This project explores the problem of classifying news articles as fake or real using Natural Language Processing (NLP). The approach is progressive, starting with exploratory analysis, preprocessing, and baseline machine learning models, and advancing to stronger neural network-based models, including CNNs, LSTMs, and Transformers.
- Source: Hugging Face
- Size: 20800 rows
- Features:
title,author,text - Target:
label(0:Real, 1:Fake)
- Handle missing values and duplicates
- Clean text (normalize quotes, expand contractions, strip punctuation and whitespace, normalize case)
- Tokenization and lemmatization using NLTK
- Class distribution
- Most frequent unigrams, bigrams, and trigrams
- Word clouds for Fake vs Real news articles
- Stylometric features (16 features):
- Lexical: average word length, vocabulary richness
- Syntactic: average sentence length, punctuation ratios, POS ratios
- Readability: Flesch Readability Ease Score
- Feature extraction: TF-IDF (50k features)
- Models tested:
- Logistic Regression
- Naive Bayes
- Linear SVC (Support Vector Classifier)
- Experiments conducted with and without stylometric features
- Results:
- TF-IDF only:
- Logistic Regression Accuracy: 94.6%
- Naive Bayes Accuracy: 89.6%
- Linear SVC Accuracy: 96.3%
- TF-IDF + Custom Stylometric features:
- Logistic Regression Accuracy: 94.7%
- Naive Bayes Accuracy: 92.1%
- Linear SVC Accuracy: 96.5%
- TF-IDF only:
✅ Linear SVC with stylometric features performed best. This serves as the baseline for comparison with neural network models.
- ANNs with 3 FCs (fully-connected layers) trained on both TF-IDF features alone and combinations of TF-IDF and the custom stylometrics features
- L2 Regularization and Dropouts are used
- Results:
- Accuracy (TF-IDF only): 95.3%
- Accuracy (TF-IDF + Stylometric Features): 95.4%
- Very long training time taken
🔍 TF-IDF features are sparse, high-dimensional inputs and neural networks don't work well on them unless we apply dimensionality reduction first.
- A Word2Vec model is trained on the training set to obtain task-specific embeddings
- Lightweight CNN model is used to evaluate downstream performance and guide the selection of embedding dimension, context window size, and maximum input length
- Result:
- Embedding dimension = 500
- Context window size = 5
- Maximum input length = 588 (90th percentile length)

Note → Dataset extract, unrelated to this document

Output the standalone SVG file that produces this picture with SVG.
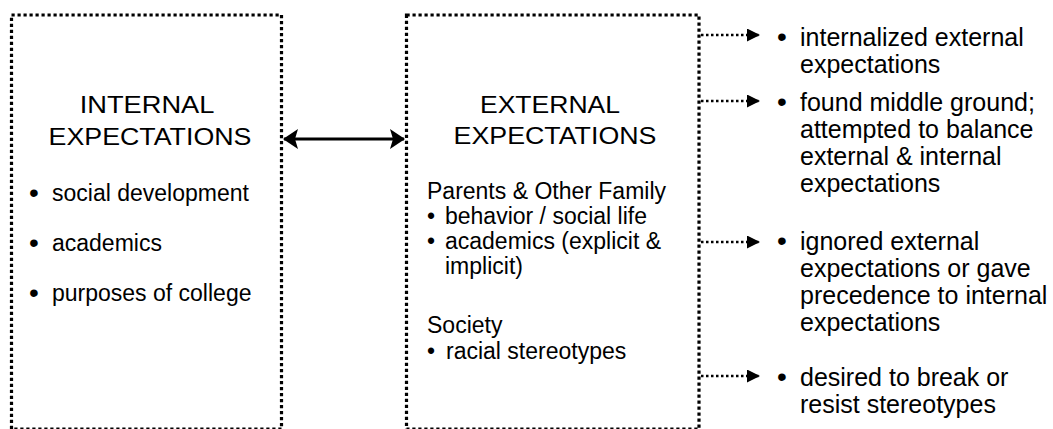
<svg xmlns="http://www.w3.org/2000/svg" width="1053" height="429" viewBox="0 0 1053 429">
<defs>
<style>
.box{fill:none;stroke:#000;stroke-width:3.2;stroke-dasharray:3.2 2.8}
.t{font-family:"Liberation Sans",Arial,sans-serif;fill:#000}
.title{font-size:23.5px;text-anchor:middle}
.b{font-size:23px}
.r{font-size:25px}
.bl{font-size:28px}
.dl{fill:none;stroke:#000;stroke-width:2.5;stroke-dasharray:2.5 2.5}
.dbl{fill:none;stroke:#000;stroke-width:3}
</style>
<marker id="tri" viewBox="0 0 13 13" refX="13" refY="6.5" markerWidth="13" markerHeight="13" markerUnits="userSpaceOnUse" orient="auto">
<path d="M0,0 L13,6.5 L0,13 Z" fill="#000"/>
</marker>
<marker id="big" viewBox="0 0 15 20" refX="14" refY="10" markerWidth="15" markerHeight="20" markerUnits="userSpaceOnUse" orient="auto-start-reverse">
<path d="M0,0 L15,10 L0,20 L3,10 Z" fill="#000"/>
</marker>
</defs>
<rect width="1053" height="429" fill="#fff"/>

<g id="internal">
<rect class="box" x="11.5" y="15" width="270" height="414"/>
<text class="t title" transform="translate(147,113) scale(1.16,1)">INTERNAL</text>
<text class="t title" transform="translate(150,145) scale(1.14,1)">EXPECTATIONS</text>
<text class="t b" y="201"><tspan class="bl" x="29" dy="1">•</tspan><tspan x="52" dy="-1">social development</tspan></text>
<text class="t b" y="251"><tspan class="bl" x="29" dy="1">•</tspan><tspan x="52" dy="-1">academics</tspan></text>
<text class="t b" y="301"><tspan class="bl" x="29" dy="1">•</tspan><tspan x="52" dy="-1">purposes of college</tspan></text>
</g>

<g id="external">
<rect class="box" x="406.5" y="15" width="292.5" height="414"/>
<text class="t title" transform="translate(550,113) scale(1.13,1)">EXTERNAL</text>
<text class="t title" transform="translate(555,144) scale(1.14,1)">EXPECTATIONS</text>
<text class="t b" x="427" y="199">Parents &amp; Other Family</text>
<text class="t b" y="224"><tspan x="427">•</tspan><tspan x="445">behavior / social life</tspan></text>
<text class="t b" y="249"><tspan x="427">•</tspan><tspan x="445">academics (explicit &amp;</tspan></text>
<text class="t b" x="445" y="274">implicit)</text>
<text class="t b" x="427" y="333">Society</text>
<text class="t b" y="359"><tspan x="427">•</tspan><tspan x="446">racial stereotypes</tspan></text>
</g>

<g id="outcome1">
<text class="t r" y="46"><tspan class="bl" x="777">•</tspan><tspan x="800">internalized external</tspan></text>
<text class="t r" x="800" y="73">expectations</text>
</g>
<g id="outcome2">
<text class="t r" y="111"><tspan class="bl" x="777">•</tspan><tspan x="800">found middle ground;</tspan></text>
<text class="t r" x="800" y="138">attempted to balance</text>
<text class="t r" x="800" y="165">external &amp; internal</text>
<text class="t r" x="800" y="192">expectations</text>
</g>
<g id="outcome3">
<text class="t r" y="250"><tspan class="bl" x="777">•</tspan><tspan x="800">ignored external</tspan></text>
<text class="t r" x="800" y="277">expectations or gave</text>
<text class="t r" x="800" y="304">precedence to internal</text>
<text class="t r" x="800" y="331">expectations</text>
</g>
<g id="outcome4">
<text class="t r" y="386"><tspan class="bl" x="777">•</tspan><tspan x="800">desired to break or</tspan></text>
<text class="t r" x="800" y="413">resist stereotypes</text>
</g>

<g id="connectors">
<line class="dbl" x1="284" y1="139" x2="404" y2="139" marker-start="url(#big)" marker-end="url(#big)"/>
<line class="dl" x1="701" y1="35" x2="760" y2="35" marker-end="url(#tri)"/>
<line class="dl" x1="701" y1="101" x2="760" y2="101" marker-end="url(#tri)"/>
<line class="dl" x1="701" y1="242" x2="760" y2="242" marker-end="url(#tri)"/>
<line class="dl" x1="701" y1="376" x2="760" y2="376" marker-end="url(#tri)"/>
</g>
</svg>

✅ These embeddings and inputs will later be used in more complex CNN, LSTM, and Transformer models.
- CNNs capture local phrase-level patterns but cannot model long-term sequential dependencies like LSTMS or Transformers
- A 1D convolutional kernel of size n acts as an n-gram detector
- CNNs of 3 different depths (1/2/3 convolutional layers) are tuned to find the best hyperparameters (filters, kernel sizes, dense layer units, dropout rate, and learning rate)
- Results:
- Accuracy: 96.3%
- Best hyperparameters:
- Number of Convolutional layers: 1
- Trainable Embeddings: True (unfrozen -> fine-tuned)
- Filters: 512
- Kernel size: 4
✅ This tuned CNN serves as the neural network benchmark for comparison with sequential models.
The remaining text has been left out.